73. Başvuruda tespit edilen insan haysiyetiyle bağdaşmayan muamele yasağının maddi ve usul boyutu ile kötü muamele yasağının usul boyutunun ihlalinin sonuçlarının ortadan kaldırılması için yeniden soruşturma yapılmasında hukuki yarar bulunmaktadır. Bu kapsamda kararın gönderildiği soruşturma merciince yapılması gereken iş, yeniden soruşturma işlemlerini başlatmak ve Anayasa Mahkemesini ihlal sonucuna ulaştıran nedenleri gideren, ihlal kararında belirtilen ilkelere uygun yeni bir karar vermektir (6216 sayılı Kanun'un 50. maddesinin (2) numaralı fıkrasında düzenlenen bireysel başvuruya özgü yeniden yargılama kurumunun özelliklerine ilişkin kapsamlı açıklamalar için bkz. Mehmet Doğan [GK], B. No: 2014/8875, 7/6/2018, §§ 54-60; Aligül Alkaya ve diğerleri (2), B. No: 2016/12506, 7/11/2019, §§ 53-60, 66; Kadri Enis Berberoğlu (3) [GK], B. No: 2020/32949, 21/1/2021, §§ 93-100).
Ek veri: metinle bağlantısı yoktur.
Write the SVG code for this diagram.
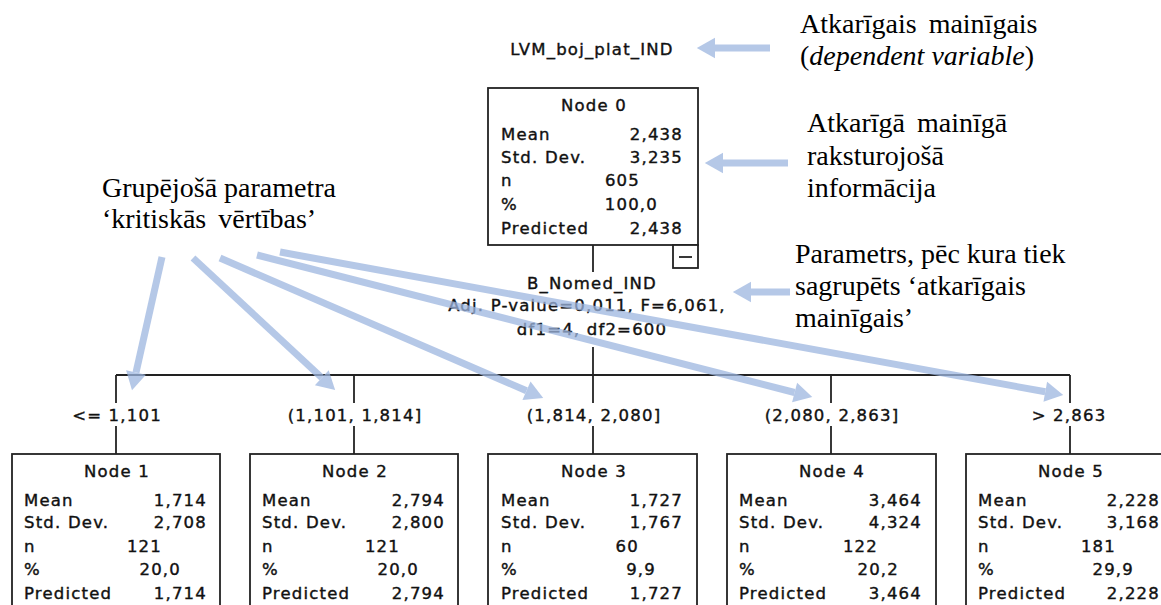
<svg xmlns="http://www.w3.org/2000/svg" width="1161" height="605" viewBox="0 0 1161 605">
<style>
.t{font-family:"DejaVu Sans",Verdana,sans-serif;font-size:16.5px;letter-spacing:1.2px;fill:#111;stroke:#111;stroke-width:0.4}
.m{text-anchor:middle}
.e{text-anchor:end}
.box{fill:#fff;stroke:#222;stroke-width:1.8}
.ln{stroke:#222;stroke-width:1.8;fill:none}
.ann{font-family:"Liberation Serif","Times New Roman",serif;font-size:28px;fill:#000}
.ws{word-spacing:5px}
.ar{stroke:#9db6e0;stroke-width:7;fill:none;marker-end:url(#ah)}
</style>
<defs>
<marker id="ah" markerWidth="2.6" markerHeight="2.9" refX="0" refY="1.45" orient="auto" overflow="visible">
<path d="M0,0 L2.6,1.45 L0,2.9 Z" fill="#9db6e0"/>
</marker>
</defs>
<rect width="1161" height="605" fill="#fff"/>

<g id="connectors">
<line class="ln" x1="593" y1="245" x2="593" y2="272"/>
<line class="ln" x1="593" y1="347" x2="593" y2="375"/>
<line class="ln" x1="116" y1="375" x2="1070" y2="375"/>
<line class="ln" x1="116" y1="375" x2="116" y2="403"/>
<line class="ln" x1="116" y1="426" x2="116" y2="454"/>
<line class="ln" x1="354" y1="375" x2="354" y2="403"/>
<line class="ln" x1="354" y1="426" x2="354" y2="454"/>
<line class="ln" x1="593" y1="375" x2="593" y2="403"/>
<line class="ln" x1="593" y1="426" x2="593" y2="454"/>
<line class="ln" x1="831" y1="375" x2="831" y2="403"/>
<line class="ln" x1="831" y1="426" x2="831" y2="454"/>
<line class="ln" x1="1070" y1="375" x2="1070" y2="403"/>
<line class="ln" x1="1070" y1="426" x2="1070" y2="454"/>
<text class="t m" x="117" y="421">&lt;= 1,101</text>
<text class="t m" x="355" y="421">(1,101, 1,814]</text>
<text class="t m" x="594" y="421">(1,814, 2,080]</text>
<text class="t m" x="832" y="421">(2,080, 2,863]</text>
<text class="t m" x="1069" y="421">&gt; 2,863</text>
</g>

<g id="dep-var">
<text class="t m" x="592" y="55">LVM_boj_plat_IND</text>
</g>

<g id="node0">
<rect class="box" x="488" y="88" width="210" height="157"/>
<text class="t m" x="594" y="111">Node 0</text>
<text class="t" x="501" y="140">Mean</text><text class="t e" x="683" y="140">2,438</text>
<text class="t" x="501" y="163">Std. Dev.</text><text class="t e" x="683" y="163">3,235</text>
<text class="t" x="501" y="186">n</text><text class="t e" x="640" y="186">605</text>
<text class="t" x="501" y="210">%</text><text class="t e" x="658" y="210">100,0</text>
<text class="t" x="501" y="234">Predicted</text><text class="t e" x="683" y="234">2,438</text>
<rect class="box" x="673" y="245" width="25" height="23"/>
<line class="ln" x1="679" y1="257" x2="692" y2="257"/>
</g>

<g id="split">
<text class="t m" x="592" y="289">B_Nomed_IND</text>
<text class="t m" x="587" y="311">Adj. P-value=0,011, F=6,061,</text>
<text class="t m" x="592" y="335">df1=4, df2=600</text>
</g>

<g id="node1">
<rect class="box" x="12" y="454" width="208" height="170"/>
<text class="t m" x="117" y="477">Node 1</text>
<text class="t" x="24" y="506">Mean</text><text class="t e" x="207" y="506">1,714</text>
<text class="t" x="24" y="528">Std. Dev.</text><text class="t e" x="207" y="528">2,708</text>
<text class="t" x="24" y="552">n</text><text class="t e" x="162" y="552">121</text>
<text class="t" x="24" y="575">%</text><text class="t e" x="181" y="575">20,0</text>
<text class="t" x="24" y="599">Predicted</text><text class="t e" x="207" y="599">1,714</text>
</g>

<g id="node2">
<rect class="box" x="250" y="454" width="208" height="170"/>
<text class="t m" x="355" y="477">Node 2</text>
<text class="t" x="262" y="506">Mean</text><text class="t e" x="445" y="506">2,794</text>
<text class="t" x="262" y="528">Std. Dev.</text><text class="t e" x="445" y="528">2,800</text>
<text class="t" x="262" y="552">n</text><text class="t e" x="400" y="552">121</text>
<text class="t" x="262" y="575">%</text><text class="t e" x="419" y="575">20,0</text>
<text class="t" x="262" y="599">Predicted</text><text class="t e" x="445" y="599">2,794</text>
</g>

<g id="node3">
<rect class="box" x="488" y="454" width="209" height="170"/>
<text class="t m" x="594" y="477">Node 3</text>
<text class="t" x="501" y="506">Mean</text><text class="t e" x="683" y="506">1,727</text>
<text class="t" x="501" y="528">Std. Dev.</text><text class="t e" x="683" y="528">1,767</text>
<text class="t" x="501" y="552">n</text><text class="t e" x="639" y="552">60</text>
<text class="t" x="501" y="575">%</text><text class="t e" x="656" y="575">9,9</text>
<text class="t" x="501" y="599">Predicted</text><text class="t e" x="683" y="599">1,727</text>
</g>

<g id="node4">
<rect class="box" x="727" y="454" width="209" height="170"/>
<text class="t m" x="832" y="477">Node 4</text>
<text class="t" x="739" y="506">Mean</text><text class="t e" x="922" y="506">3,464</text>
<text class="t" x="739" y="528">Std. Dev.</text><text class="t e" x="922" y="528">4,324</text>
<text class="t" x="739" y="552">n</text><text class="t e" x="878" y="552">122</text>
<text class="t" x="739" y="575">%</text><text class="t e" x="899" y="575">20,2</text>
<text class="t" x="739" y="599">Predicted</text><text class="t e" x="922" y="599">3,464</text>
</g>

<g id="node5">
<rect class="box" x="966" y="454" width="209" height="170"/>
<text class="t m" x="1071" y="477">Node 5</text>
<text class="t" x="978" y="506">Mean</text><text class="t e" x="1160" y="506">2,228</text>
<text class="t" x="978" y="528">Std. Dev.</text><text class="t e" x="1160" y="528">3,168</text>
<text class="t" x="978" y="552">n</text><text class="t e" x="1116" y="552">181</text>
<text class="t" x="978" y="575">%</text><text class="t e" x="1134" y="575">29,9</text>
<text class="t" x="978" y="599">Predicted</text><text class="t e" x="1160" y="599">2,228</text>
</g>

<g id="annotations">
<text class="ann ws" x="800" y="33">Atkarīgais mainīgais</text>
<text class="ann" x="800" y="65">(<tspan font-style="italic">dependent variable</tspan>)</text>
<text class="ann ws" x="807" y="132">Atkarīgā mainīgā</text>
<text class="ann" x="807" y="165">raksturojošā</text>
<text class="ann" x="807" y="197">informācija</text>
<text class="ann" x="102" y="197">Grupējošā parametra</text>
<text class="ann ws" x="102" y="228">‘kritiskās vērtības’</text>
<text class="ann" x="795" y="263">Parametrs, pēc kura tiek</text>
<text class="ann" x="795" y="295">sagrupēts ‘atkarīgais</text>
<text class="ann" x="795" y="327">mainīgais’</text>
</g>

<g id="annotation-arrows" opacity="0.75">
<line class="ar" x1="770" y1="48" x2="715" y2="48"/>
<line class="ar" x1="788" y1="163" x2="723" y2="163"/>
<line class="ar" x1="790" y1="292" x2="751" y2="292"/>
<line class="ar" x1="162" y1="257" x2="136" y2="372.4"/>
<line class="ar" x1="193" y1="258" x2="321.8" y2="377.7"/>
<line class="ar" x1="220" y1="258" x2="526.5" y2="390.8"/>
<line class="ar" x1="257" y1="255" x2="794.6" y2="392.5"/>
<line class="ar" x1="280" y1="252" x2="1045.3" y2="391.8"/>
</g>
</svg>
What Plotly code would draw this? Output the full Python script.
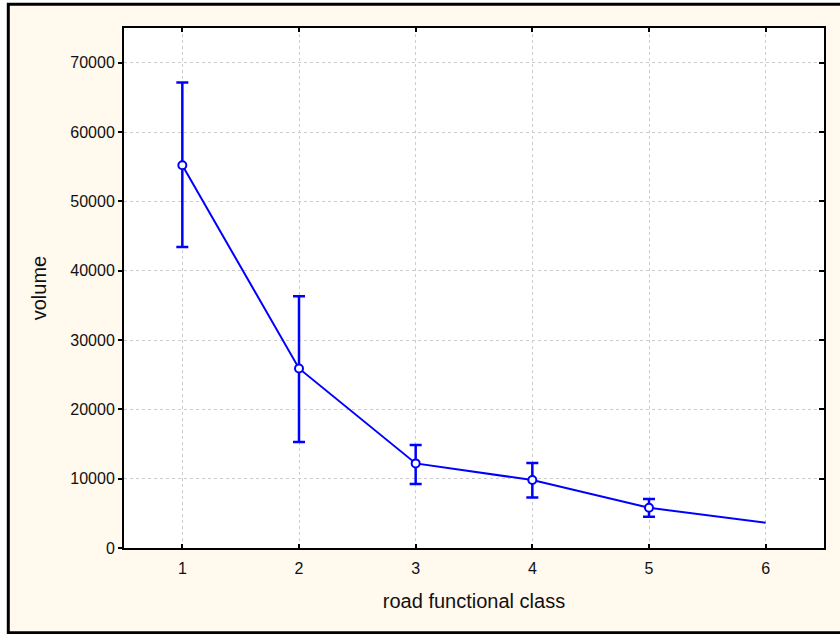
import plotly.graph_objects as go

road_class = [1, 2, 3, 4, 5, 6]
volume_mean = [55200, 25900, 12200, 9800, 5800, 3650]
volume_upper = [67150, 36300, 14850, 12250, 7060, None]
volume_lower = [43400, 15300, 9220, 7300, 4520, None]

x_ticks = [1, 2, 3, 4, 5, 6]
y_ticks = [0, 10000, 20000, 30000, 40000, 50000, 60000, 70000]

BLUE = "#0000ff"
CREAM = "#fff9ee"

err_x = [x for x, u in zip(road_class, volume_upper) if u is not None]
err_y = [m for m, u in zip(volume_mean, volume_upper) if u is not None]
err_plus = [u - m for m, u in zip(volume_mean, volume_upper) if u is not None]
err_minus = [m - l for m, l in zip(volume_mean, volume_lower) if l is not None]

fig = go.Figure()
fig.add_trace(go.Scatter(x=road_class, y=volume_mean, mode="lines",
                         line=dict(color=BLUE, width=2), showlegend=False,
                         hoverinfo="skip"))
fig.add_trace(go.Scatter(x=err_x, y=err_y, mode="markers",
                         marker=dict(symbol="circle", size=8, color="white",
                                     line=dict(color=BLUE, width=2)),
                         error_y=dict(type="data", symmetric=False, array=err_plus,
                                      arrayminus=err_minus, color=BLUE,
                                      thickness=2.5, width=6),
                         showlegend=False))
# invisible trace to activate the right-hand axis
fig.add_trace(go.Scatter(x=[1], y=[0], yaxis="y2", mode="markers",
                         marker=dict(opacity=0), showlegend=False, hoverinfo="skip"))

W, H = 840, 634
L, R, T, B = 124, 16, 28, 86
pw, ph = W - L - R, H - T - B

def px_x(p):
    return (p - L) / pw

def px_y(p):
    return (H - B - p) / ph

# outer cream frame
fig.add_shape(type="rect", xref="paper", yref="paper",
              x0=px_x(8.3), x1=px_x(870), y0=px_y(632.8), y1=px_y(4.2),
              line=dict(color="black", width=3), fillcolor=CREAM, layer="below")
# white plot area
fig.add_shape(type="rect", xref="paper", yref="paper", x0=0, x1=1, y0=0, y1=1,
              line=dict(width=0), fillcolor="white", layer="below")

font = dict(family="Liberation Sans, Arial, sans-serif", size=16, color="#111111")

fig.update_layout(
    width=W, height=H,
    margin=dict(l=L, r=R, t=T, b=B),
    paper_bgcolor="white",
    plot_bgcolor="rgba(0,0,0,0)",
    font=font,
    xaxis=dict(range=[0.5, 6.5], tickvals=x_ticks, ticks="inside", ticklen=4,
               tickwidth=2, tickcolor="black", showline=True, linecolor="black",
               linewidth=2, mirror="ticks", showgrid=True, gridcolor="#cccccc",
               griddash="dot", gridwidth=1, zeroline=False, ticklabelstandoff=5,
               title=dict(text="road functional class", font=dict(size=20), standoff=18)),
    yaxis=dict(range=[0, 75000], tickvals=y_ticks, tickformat="d", ticks="outside",
               ticklen=4, tickwidth=2, tickcolor="black", showline=True,
               linecolor="black", linewidth=2, showgrid=True, gridcolor="#cccccc",
               griddash="dot", gridwidth=1, zeroline=False,
               title=dict(text="volume", font=dict(size=20), standoff=18)),
    yaxis2=dict(range=[0, 75000], tickvals=y_ticks, overlaying="y", side="right",
                ticks="inside", ticklen=5, tickwidth=2, tickcolor="black",
                showticklabels=False, showline=True, linecolor="black", linewidth=2,
                showgrid=False, zeroline=False),
)

fig.write_html("out.html", config={"displayModeBar": False},
               post_script="document.body.style.margin='0px';")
74. Öte yandan ihlalin niteliği dikkate alınarak başvurucuya -talebiyle bağlı olarak- net 20.000 TL manevi tazminat ödenmesi gerektiği sonucuna ulaşılmıştır.
VI. HÜKÜM
Açıklanan gerekçelerle;
A. 1. Masumiyet karinesinin ihlal edildiğine ilişkin iddianın açıkça dayanaktan yoksun olması nedeniyle KABUL EDİLEMEZ OLDUĞUNA,
2. Üst düzey kolluk amirlerinin güç kullanımı nedeniyle insan haysiyetiyle bağdaşmayan muamele yasağının ihlal edildiğine ilişkin iddianın açıkça dayanaktan yoksun olması nedeniyle KABUL EDİLEMEZ OLDUĞUNA,
3. Kolluk görevlilerinin güç kullanımı nedeniyle insan haysiyetiyle bağdaşmayan muamele yasağının maddi ve usul boyutlarının ihlal edildiğine ilişkin iddianın KABUL EDİLEBİLİR OLDUĞUNA,
4. Yakalama işleminden sonra fiziksel şiddete maruz kalınması nedeniyle kötü muamele yasağının usul boyutunun ihlal edildiğine ilişkin iddianın KABUL EDİLEBİLİR OLDUĞUNA,
B. Kolluk görevlilerinin güç kullanımı nedeniyle Anayasa’nın 17. maddesinin üçüncü fıkrasında güvence altına alınan insan haysiyetiyle bağdaşmayan muamele yasağının maddi ve usul boyutlarının İHLAL EDİLDİĞİNE,
C. Yakalama işleminden sonra fiziksel şiddete maruz kalındığına ilişkin iddia yönünden Anayasa’nın 17. maddesinin üçüncü fıkrasında güvence altına alınan kötü muamele yasağının usul boyutunun İHLAL EDİLDİĞİNE,
D. Kararın bir örneğinin insan haysiyetiyle bağdaşmayan muamele yasağının maddi ve usul boyutu ile kötü muamele yasağının usul boyutunun ihlalinin sonuçlarının ortadan kaldırılması için yeniden soruşturma yapılmak üzere Bakırköy Cumhuriyet Başsavcılığına (Sor. No: 2019/76226) GÖNDERİLMESİNE,
E. Başvurucuya net 20.000 TL manevi tazminat ÖDENMESİNE,
F. 364,6 TL harç ve 9.900 TL vekâlet ücretinden oluşan toplam 10.264,6 TL yargılama giderinin başvurucuya ÖDENMESİNE,
G. Ödemelerin kararın tebliğini takiben başvurucunun Hazine ve Maliye Bakanlığına başvuru tarihinden itibaren dört ay içinde yapılmasına, ödemede gecikme olması hâlinde bu sürenin sona erdiği tarihten ödeme tarihine kadar geçen süre için yasal FAİZ UYGULANMASINA,
H. Kararın bir örneğinin Adalet Bakanlığına GÖNDERİLMESİNE 9/2/2023 tarihinde OYBİRLİĞİYLE karar verildi.